Tuesday, October 30, 2007

15 laterals on the 61-yard passing play

If you haven't seen it yet, watch this last-second play to win the football game.  The video shows it all.  No need to read the articles below.
--pws

from http://www.trinity.edu/departments/athletics/index.htm
Mississippi Miracle!  Tiger Football Wins on Final Play at Millsaps
In a game that was about as evenly matched as it could be, Trinity's football team scored a game-winning touchdown on the final play to steal a 28-24 victory over Millsaps.  Riley Curry took the ball into the end zone after 15 laterals on the 61-yard passing play that began with two seconds left in the game.



from http://www.nytimes.com/2007/10/30/sports/ncaafootball/30trinity.html?ref=ncaafootball
Student Announcer Ensures Laterals Are Heard Round the World
By JOE LAPOINTE
Published: October 30, 2007

Jonathan Wiener is a sophomore English major from Mississippi who enjoys William Faulkner novels. He is comfortable with bursts of words and long, descriptive paragraphs.

So when Wiener's narrative skills were put to a test Saturday in a football broadcast booth, he was prepared. For a young man with broadcasting ambitions, it was the pop quiz from heaven.

"I can't think of anything better in the world than watching football and talking about it," Wiener, 20, said in a telephone interview yesterday. "It was only one of the most improbable plays in college football history."

Wiener, a student at Trinity University in San Antonio, was the play-by-play announcer for the Division III college football game between Trinity and Millsaps College in Jackson, Miss.

He was part of a four-man crew with only one camera in a telecast seen live only over the Internet.
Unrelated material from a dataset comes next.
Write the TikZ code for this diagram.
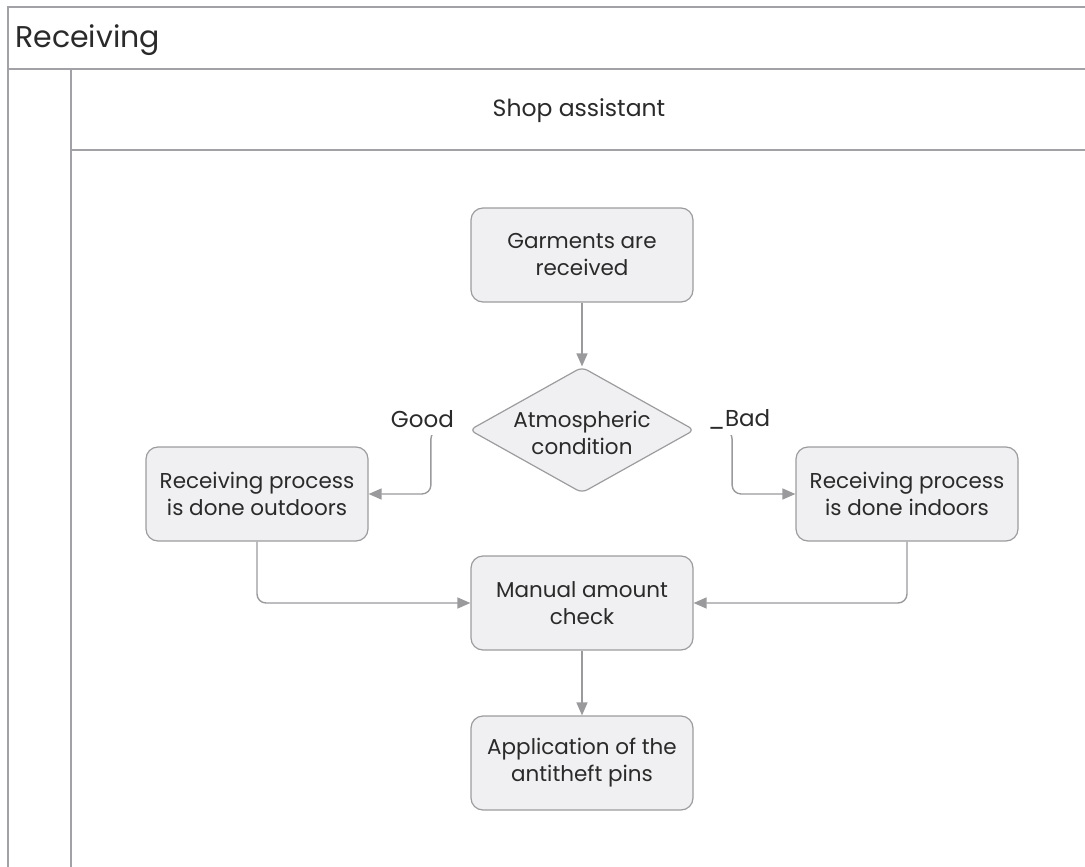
\documentclass[tikz,border=0pt]{standalone}
\usepackage{fontspec}
\setmainfont{Poppins}
\usetikzlibrary{shapes.geometric,arrows.meta,backgrounds}
\definecolor{lanecol}{HTML}{A2A2A6}
\definecolor{boxfill}{HTML}{F0F0F2}
\definecolor{boxdraw}{HTML}{9C9C9E}
\definecolor{txt}{HTML}{2A2A2A}
\definecolor{conn}{HTML}{9A9A9C}
\tikzset{
  lane/.style={draw=lanecol, line width=1.8pt},
  proc/.style={rectangle, rounded corners=12pt, minimum width=222pt, minimum height=94pt,
    fill=boxfill, draw=boxdraw, line width=1.2pt, text=txt, align=center, inner sep=0pt,
    font=\fontsize{21.5}{27}\selectfont},
  decis/.style={diamond, rounded corners=6pt, minimum width=225pt, minimum height=126pt,
    fill=boxfill, draw=boxdraw, line width=1.2pt, inner sep=0pt},
  dtext/.style={text=txt, align=center, font=\fontsize{21.5}{27}\selectfont},
  lbl/.style={text=txt, fill=white, inner sep=2pt, font=\fontsize{23}{26}\selectfont},
  flow/.style={draw=conn, line width=1.4pt, rounded corners=9pt,
    -{Triangle[length=13pt,width=11pt]}},
  hdr/.style={text=txt, inner sep=0pt},
}
\begin{document}
\begin{tikzpicture}[x=1pt,y=-1pt]
\useasboundingbox (0,0) rectangle (1085,867);
% pool / lane frame
\draw[lane] (1085,7) -- (8,7) -- (8,867);
\draw[lane] (8,69) -- (1085,69);
\draw[lane] (71,69) -- (71,867);
\draw[lane] (71,150) -- (1085,150);
\node[hdr, anchor=west, font=\fontsize{30}{36}\selectfont] (pool) at (15,40) {Receiving};
\node[hdr, font=\fontsize{23.5}{27}\selectfont] (lanet) at (579,111) {Shop assistant};
% nodes
\node[proc] (g) at (582,255) {Garments are\\received};
\node[decis] (dia) at (582,430) {};
\node[dtext] (diat) at (582,433) {Atmospheric\\condition};
\node[proc] (outL) at (257,494) {Receiving process\\is done outdoors};
\node[proc] (inR) at (907,494) {Receiving process\\is done indoors};
\node[proc] (man) at (582,603) {Manual amount\\check};
\node[proc] (app) at (582,763) {Application of the\\antitheft pins};
\begin{pgfonlayer}{background}
% connectors
\draw[flow] (g.south) -- (dia.north);
\draw[flow] (dia.west) -- ++(-38,0) |- (outL.east);
\draw[flow] (dia.east) -- ++(37,0) |- (inR.west);
\draw[flow] (outL.south) |- (man.west);
\draw[flow] (inR.south) |- (man.east);
\draw[flow] (man.south) -- (app.north);
% branch labels
\node[lbl, minimum height=32pt, anchor=east] (good) at (480,419) {Good\hspace*{24pt}};
\node[lbl, minimum height=32pt, anchor=west] (bad) at (688,419) {\hspace*{18pt}\_Bad\hspace*{2pt}};
\end{pgfonlayer}
\end{tikzpicture}
\end{document}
Trinity won, 28-24, on the final play by completing a forward pass and then scoring after 15 lateral passes that zigzagged across the field, taking 62 seconds to cover the 60 yards to the end zone.

Wiener kept his cool through the frenzy and described most of the details precisely as they occurred. The replay of the video with Wiener's description has been shown on national television and has become a hit on the Internet.

"It wasn't much of a call," Wiener said. When someone suggested to him that it really was a pretty good call, Wiener replied: "Well, I tried. They were moving so fast. You do what you can."

The play began with two seconds left on the clock and the ball on the 40-yard line of Trinity. Just before the snap, Wiener's color analyst, Justin Thompson, finished a Wiener thought by suggesting that the offense might have to "start lateraling."

Moments later, after quarterback Blake Barmore completed a pass to Shawn Thompson, the players began to throw the ball to each other, either sideways or backward but never forward (which would have been illegal). Riley Curry ran it into the end zone after catching the last lateral, which bounced, at the Millsaps 34.

Seven players touched the ball, including two offensive linemen. Wiener mentioned all the players, except the linemen, who did not hold the ball long enough to be recognized. Wiener also kept track of the ball's position on the field. "He's going to throw it to Thompson; Thompson at the 30-yard line; Thompson now laterals it back to Curry at the 35; they're running out of spaces; Curry fakes; he's going to lateral it."

Wiener's voice increased in volume and pitch only after Thompson — the color analyst and brother of the original pass-catcher Shawn Thompson — began to shout. And then Wiener, too, began to shout, like Russ Hodges at the Polo Grounds.

"CURRY SCORES! THE GAME IS OVER!" he shouted, continuing, "THE TIGERS LATERALED IT AND KEPT LATERALING! AND THE GAME IS OVER! THE TIGERS WIN! THE TIGERS WIN!"

"OH, MY GOODNESS!" he added.

Wiener said he had not planned to cover the game but decided to stop in Jackson while returning from a journalism convention in Washington. The game just happened to be played in his hometown, a few minutes from his parents' house.

His mother picked him up at the airport and dropped him off at the field before kickoff. Along with his major in English, Wiener is studying for a minor in communications.

Wiener said he had a native Mississippian's love of Faulkner and read "Absalom, Absalom!" last summer while doing an internship as a basketball writer for Slam magazine in New York.

He said he would start reading Faulkner's "Go Down, Moses" this week while preparing to announce Saturday's home game against Centre College of Kentucky.

Faulkner, by the way, did a little sports reporting, too. In 1955, he wrote an impressionistic essay about a hockey game at Madison Square Garden for Sports Illustrated. Faulkner described the movement of players in a game between the Rangers and the Montreal Canadiens as "bizarre and paradoxical, like the frantic darting of the weightless bugs which run on the surface of stagnant pools."

In other words, hockey to Faulkner looked sort of like the football play that Wiener described Saturday in Mississippi.